The opening article focuses on a family form that is often ignored – singles and couples without children. Settle and Brumley find that the women they interviewed traverse different paths to their decision to be childfree, but share common explanations for their choice. They describe what they see as an impossibility high standard for “good” mothering, express their satisfaction with their lifestyles, and share an unwillingness to forego their independence. Changes in gendered expectations for women and men may mean that people who do choose to parent have a broader range of options than ever before. Contemporary ideals of fatherhood include expectations that men will take an active role in childrearing, and Solomon’s research examines the experiences of men who choose to be stay-at-home fathers and finds they are developing a new definition of masculinity that reflects and supports their still fairly unique family roles. In “Feeding the Communal Family,” Sullivan-Catlin examines how families in a co-housing community navigate the tension between the desire to reduce and redistribute the gendered household labor of meal planning and preparation and the cultural ideal of the “family meal” as a key aspect of close family time. These three articles provide insight into the challenges and benefits of “doing family differently.”

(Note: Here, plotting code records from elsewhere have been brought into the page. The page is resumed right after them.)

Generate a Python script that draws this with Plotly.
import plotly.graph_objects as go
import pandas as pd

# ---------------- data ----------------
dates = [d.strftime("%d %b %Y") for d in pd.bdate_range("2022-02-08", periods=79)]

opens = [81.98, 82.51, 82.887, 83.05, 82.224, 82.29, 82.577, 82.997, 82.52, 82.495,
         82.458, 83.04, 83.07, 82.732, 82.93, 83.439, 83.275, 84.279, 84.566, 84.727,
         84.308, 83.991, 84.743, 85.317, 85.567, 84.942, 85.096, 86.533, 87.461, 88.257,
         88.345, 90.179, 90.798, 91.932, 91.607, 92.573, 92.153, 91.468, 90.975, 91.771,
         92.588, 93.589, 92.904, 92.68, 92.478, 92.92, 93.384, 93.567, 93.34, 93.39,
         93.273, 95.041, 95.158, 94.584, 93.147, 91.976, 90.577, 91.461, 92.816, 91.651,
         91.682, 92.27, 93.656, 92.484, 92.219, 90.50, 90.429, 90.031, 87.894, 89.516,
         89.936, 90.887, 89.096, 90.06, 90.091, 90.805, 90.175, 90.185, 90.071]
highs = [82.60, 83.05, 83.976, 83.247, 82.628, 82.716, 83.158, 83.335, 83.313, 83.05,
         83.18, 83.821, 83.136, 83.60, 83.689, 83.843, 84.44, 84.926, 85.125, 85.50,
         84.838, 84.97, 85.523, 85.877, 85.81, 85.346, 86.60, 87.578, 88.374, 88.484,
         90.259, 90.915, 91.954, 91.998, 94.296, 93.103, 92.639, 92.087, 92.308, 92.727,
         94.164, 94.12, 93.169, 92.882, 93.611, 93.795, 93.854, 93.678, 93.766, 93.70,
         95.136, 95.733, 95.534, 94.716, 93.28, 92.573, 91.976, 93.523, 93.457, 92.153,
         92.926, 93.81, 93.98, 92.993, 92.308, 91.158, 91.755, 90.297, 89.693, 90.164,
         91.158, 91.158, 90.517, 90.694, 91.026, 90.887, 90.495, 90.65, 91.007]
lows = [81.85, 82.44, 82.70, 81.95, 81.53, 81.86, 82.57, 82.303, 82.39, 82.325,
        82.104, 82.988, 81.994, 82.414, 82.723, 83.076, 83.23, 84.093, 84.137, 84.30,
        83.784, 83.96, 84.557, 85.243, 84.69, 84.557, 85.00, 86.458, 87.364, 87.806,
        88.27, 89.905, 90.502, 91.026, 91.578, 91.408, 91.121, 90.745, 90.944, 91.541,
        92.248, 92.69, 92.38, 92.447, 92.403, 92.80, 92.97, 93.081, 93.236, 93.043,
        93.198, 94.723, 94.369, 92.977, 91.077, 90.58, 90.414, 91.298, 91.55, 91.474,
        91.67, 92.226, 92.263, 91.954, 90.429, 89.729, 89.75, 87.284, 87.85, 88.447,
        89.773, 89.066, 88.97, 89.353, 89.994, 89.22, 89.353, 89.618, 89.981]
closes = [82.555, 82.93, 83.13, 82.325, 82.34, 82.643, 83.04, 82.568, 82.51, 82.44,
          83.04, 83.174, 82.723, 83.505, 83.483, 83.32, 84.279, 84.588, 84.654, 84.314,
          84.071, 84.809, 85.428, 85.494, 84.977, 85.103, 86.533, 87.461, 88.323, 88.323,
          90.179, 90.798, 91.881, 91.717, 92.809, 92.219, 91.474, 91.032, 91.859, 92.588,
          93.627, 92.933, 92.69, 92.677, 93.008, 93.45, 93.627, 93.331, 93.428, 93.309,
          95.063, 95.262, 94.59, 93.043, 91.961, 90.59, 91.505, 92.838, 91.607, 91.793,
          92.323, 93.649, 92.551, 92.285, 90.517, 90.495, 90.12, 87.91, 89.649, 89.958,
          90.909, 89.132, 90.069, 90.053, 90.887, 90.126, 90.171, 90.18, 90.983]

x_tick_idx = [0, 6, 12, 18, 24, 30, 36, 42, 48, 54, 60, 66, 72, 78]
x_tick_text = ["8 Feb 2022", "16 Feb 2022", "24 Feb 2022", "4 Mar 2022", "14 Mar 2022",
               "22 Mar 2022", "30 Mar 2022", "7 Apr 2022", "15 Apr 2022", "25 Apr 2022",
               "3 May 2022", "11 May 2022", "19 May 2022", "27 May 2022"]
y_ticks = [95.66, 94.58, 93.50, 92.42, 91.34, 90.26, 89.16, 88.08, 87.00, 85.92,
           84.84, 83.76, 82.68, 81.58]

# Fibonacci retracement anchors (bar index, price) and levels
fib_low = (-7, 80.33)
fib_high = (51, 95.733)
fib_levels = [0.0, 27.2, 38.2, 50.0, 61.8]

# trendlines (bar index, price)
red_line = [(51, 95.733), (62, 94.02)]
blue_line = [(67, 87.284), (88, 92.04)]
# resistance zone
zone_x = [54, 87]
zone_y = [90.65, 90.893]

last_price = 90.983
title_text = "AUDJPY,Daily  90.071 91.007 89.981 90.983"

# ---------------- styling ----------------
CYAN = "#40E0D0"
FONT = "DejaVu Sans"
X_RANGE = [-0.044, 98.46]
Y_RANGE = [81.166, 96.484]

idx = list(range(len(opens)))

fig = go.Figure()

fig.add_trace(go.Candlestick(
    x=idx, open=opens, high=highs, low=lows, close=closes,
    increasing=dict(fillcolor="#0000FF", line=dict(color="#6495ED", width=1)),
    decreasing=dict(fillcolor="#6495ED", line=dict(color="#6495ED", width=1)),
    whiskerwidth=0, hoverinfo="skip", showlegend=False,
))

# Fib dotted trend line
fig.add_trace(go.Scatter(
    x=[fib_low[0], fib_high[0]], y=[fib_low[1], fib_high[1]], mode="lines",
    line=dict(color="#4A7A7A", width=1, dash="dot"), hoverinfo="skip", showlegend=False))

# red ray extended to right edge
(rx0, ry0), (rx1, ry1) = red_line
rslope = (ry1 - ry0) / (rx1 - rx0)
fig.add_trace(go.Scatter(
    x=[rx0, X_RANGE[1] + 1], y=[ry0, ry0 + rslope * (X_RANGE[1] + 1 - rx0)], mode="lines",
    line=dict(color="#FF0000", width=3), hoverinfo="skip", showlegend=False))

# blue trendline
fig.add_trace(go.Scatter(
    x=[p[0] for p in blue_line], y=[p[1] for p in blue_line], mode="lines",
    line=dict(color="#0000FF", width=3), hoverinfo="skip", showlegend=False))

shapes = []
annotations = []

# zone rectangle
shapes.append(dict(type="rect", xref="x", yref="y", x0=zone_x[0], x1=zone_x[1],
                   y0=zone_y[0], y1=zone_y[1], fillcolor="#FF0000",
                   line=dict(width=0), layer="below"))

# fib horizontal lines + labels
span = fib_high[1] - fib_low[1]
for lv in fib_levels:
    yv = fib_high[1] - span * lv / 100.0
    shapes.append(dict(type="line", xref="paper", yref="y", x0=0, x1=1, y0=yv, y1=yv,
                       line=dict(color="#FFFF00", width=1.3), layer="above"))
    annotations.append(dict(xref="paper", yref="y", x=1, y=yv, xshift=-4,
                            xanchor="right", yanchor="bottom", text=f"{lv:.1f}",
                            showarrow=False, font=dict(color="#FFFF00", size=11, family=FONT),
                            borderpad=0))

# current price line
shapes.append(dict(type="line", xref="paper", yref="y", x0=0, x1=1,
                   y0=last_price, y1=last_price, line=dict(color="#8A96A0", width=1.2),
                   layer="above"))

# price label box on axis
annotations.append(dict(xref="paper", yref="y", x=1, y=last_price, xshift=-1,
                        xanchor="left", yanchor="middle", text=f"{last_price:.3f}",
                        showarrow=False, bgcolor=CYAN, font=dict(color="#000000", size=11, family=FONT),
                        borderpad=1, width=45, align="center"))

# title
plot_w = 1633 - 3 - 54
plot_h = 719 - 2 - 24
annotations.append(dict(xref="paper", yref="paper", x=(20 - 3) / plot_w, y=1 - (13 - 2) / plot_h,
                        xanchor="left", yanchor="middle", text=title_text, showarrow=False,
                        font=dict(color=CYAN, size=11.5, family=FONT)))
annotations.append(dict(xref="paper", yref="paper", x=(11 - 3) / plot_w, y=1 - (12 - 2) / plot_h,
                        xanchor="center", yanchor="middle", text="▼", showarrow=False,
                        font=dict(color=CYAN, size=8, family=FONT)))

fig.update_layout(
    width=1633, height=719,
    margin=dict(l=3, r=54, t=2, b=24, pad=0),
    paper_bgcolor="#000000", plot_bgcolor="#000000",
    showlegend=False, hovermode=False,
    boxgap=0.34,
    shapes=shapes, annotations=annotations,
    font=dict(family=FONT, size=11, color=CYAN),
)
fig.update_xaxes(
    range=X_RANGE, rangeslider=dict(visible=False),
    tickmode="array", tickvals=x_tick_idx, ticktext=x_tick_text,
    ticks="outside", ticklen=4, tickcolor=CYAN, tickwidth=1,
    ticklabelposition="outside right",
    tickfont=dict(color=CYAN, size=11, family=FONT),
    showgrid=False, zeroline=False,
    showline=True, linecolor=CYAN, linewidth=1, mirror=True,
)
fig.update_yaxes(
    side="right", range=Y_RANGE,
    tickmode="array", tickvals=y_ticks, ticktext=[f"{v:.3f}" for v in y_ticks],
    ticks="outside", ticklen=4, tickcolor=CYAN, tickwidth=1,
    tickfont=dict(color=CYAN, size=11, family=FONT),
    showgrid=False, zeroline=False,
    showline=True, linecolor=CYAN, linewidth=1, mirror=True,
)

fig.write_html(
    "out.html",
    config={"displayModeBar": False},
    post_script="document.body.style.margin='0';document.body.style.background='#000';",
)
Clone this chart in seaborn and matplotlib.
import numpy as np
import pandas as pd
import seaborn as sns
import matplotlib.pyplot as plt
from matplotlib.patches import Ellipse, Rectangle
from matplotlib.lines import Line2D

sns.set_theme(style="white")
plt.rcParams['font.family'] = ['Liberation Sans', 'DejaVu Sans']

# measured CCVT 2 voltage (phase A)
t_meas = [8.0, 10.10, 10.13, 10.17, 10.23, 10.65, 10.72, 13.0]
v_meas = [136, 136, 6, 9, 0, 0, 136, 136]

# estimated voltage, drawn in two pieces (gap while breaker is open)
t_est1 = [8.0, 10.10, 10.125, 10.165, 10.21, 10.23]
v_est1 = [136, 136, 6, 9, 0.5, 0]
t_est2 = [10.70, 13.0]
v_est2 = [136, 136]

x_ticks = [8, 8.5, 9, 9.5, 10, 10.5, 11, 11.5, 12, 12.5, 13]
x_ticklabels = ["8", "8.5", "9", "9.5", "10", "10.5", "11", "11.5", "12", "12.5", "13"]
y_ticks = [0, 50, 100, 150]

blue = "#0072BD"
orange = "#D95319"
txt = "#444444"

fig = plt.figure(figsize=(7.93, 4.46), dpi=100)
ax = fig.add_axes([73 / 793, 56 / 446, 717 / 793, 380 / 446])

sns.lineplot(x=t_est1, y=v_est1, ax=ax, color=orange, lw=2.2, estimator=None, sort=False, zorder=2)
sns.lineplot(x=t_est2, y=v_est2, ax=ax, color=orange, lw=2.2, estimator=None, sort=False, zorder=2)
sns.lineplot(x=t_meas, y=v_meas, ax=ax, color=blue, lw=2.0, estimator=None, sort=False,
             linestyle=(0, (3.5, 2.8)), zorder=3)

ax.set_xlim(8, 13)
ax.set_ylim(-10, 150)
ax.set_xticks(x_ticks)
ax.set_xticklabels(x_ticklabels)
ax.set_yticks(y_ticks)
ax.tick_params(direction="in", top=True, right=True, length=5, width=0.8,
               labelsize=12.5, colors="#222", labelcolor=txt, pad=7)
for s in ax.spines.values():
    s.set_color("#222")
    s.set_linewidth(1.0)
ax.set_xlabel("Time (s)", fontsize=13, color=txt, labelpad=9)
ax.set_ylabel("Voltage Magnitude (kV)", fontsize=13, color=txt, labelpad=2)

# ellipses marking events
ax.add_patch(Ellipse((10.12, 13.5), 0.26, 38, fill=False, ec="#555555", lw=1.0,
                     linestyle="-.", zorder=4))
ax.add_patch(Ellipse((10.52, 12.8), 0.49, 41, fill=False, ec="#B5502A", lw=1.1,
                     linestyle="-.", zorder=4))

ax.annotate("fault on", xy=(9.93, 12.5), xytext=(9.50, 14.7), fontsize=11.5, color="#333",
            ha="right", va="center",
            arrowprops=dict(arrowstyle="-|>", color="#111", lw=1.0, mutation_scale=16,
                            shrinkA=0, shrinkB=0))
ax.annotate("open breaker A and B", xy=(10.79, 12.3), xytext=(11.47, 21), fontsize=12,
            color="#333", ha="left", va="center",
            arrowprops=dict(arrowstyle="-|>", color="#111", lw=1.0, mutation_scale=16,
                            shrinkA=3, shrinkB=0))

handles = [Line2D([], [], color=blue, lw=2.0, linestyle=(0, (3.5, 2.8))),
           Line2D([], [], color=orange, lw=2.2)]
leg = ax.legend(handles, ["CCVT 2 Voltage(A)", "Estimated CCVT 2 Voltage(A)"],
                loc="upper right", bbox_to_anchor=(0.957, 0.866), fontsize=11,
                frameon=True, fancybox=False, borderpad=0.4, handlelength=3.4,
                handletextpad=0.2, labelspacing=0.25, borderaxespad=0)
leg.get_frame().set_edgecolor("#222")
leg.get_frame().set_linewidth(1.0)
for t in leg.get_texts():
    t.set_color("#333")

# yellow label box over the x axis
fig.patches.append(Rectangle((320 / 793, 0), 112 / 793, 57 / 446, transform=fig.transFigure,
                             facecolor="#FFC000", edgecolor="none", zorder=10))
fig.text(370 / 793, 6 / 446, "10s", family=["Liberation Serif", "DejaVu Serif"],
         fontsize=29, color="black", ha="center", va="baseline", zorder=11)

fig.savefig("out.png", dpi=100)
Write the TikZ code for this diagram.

The final two articles in this special issue focus on the intersections of gender, race, and social class. Bailey-Fakhoury examines how middle-class Black mothers in suburban white communities engage with schools and teachers as they work to develop positive racial identity in their daughters. Lindhorst Everhardt analyzes the experiences of women of color at another point on the social class spectrum in her study of barriers low income women confront as they attempt to achieve self-sufficiency. The women in Bailey-Fakhoury’s study have achieved the American Dream of home ownership and are navigating the reality of their lives as women (and mothers) of color in white communities. Many of the low income women Lindhorst Everhardt interviews express a desire to own their own homes, but they confront both personal and structural obstacles that make this little more than a dream.
The shapes our families take, our roles within them, and the choices we see as viable, are shaped by the social contexts in which we find ourselves. The historical moment of the early twenty-first century in the United States is one of continued gender, racial ethnic, and social class inequality. Yet, it is also a moment of increased options and possibilities for diverse ways of creating and living in families. These articles provide a window into that contemporary world.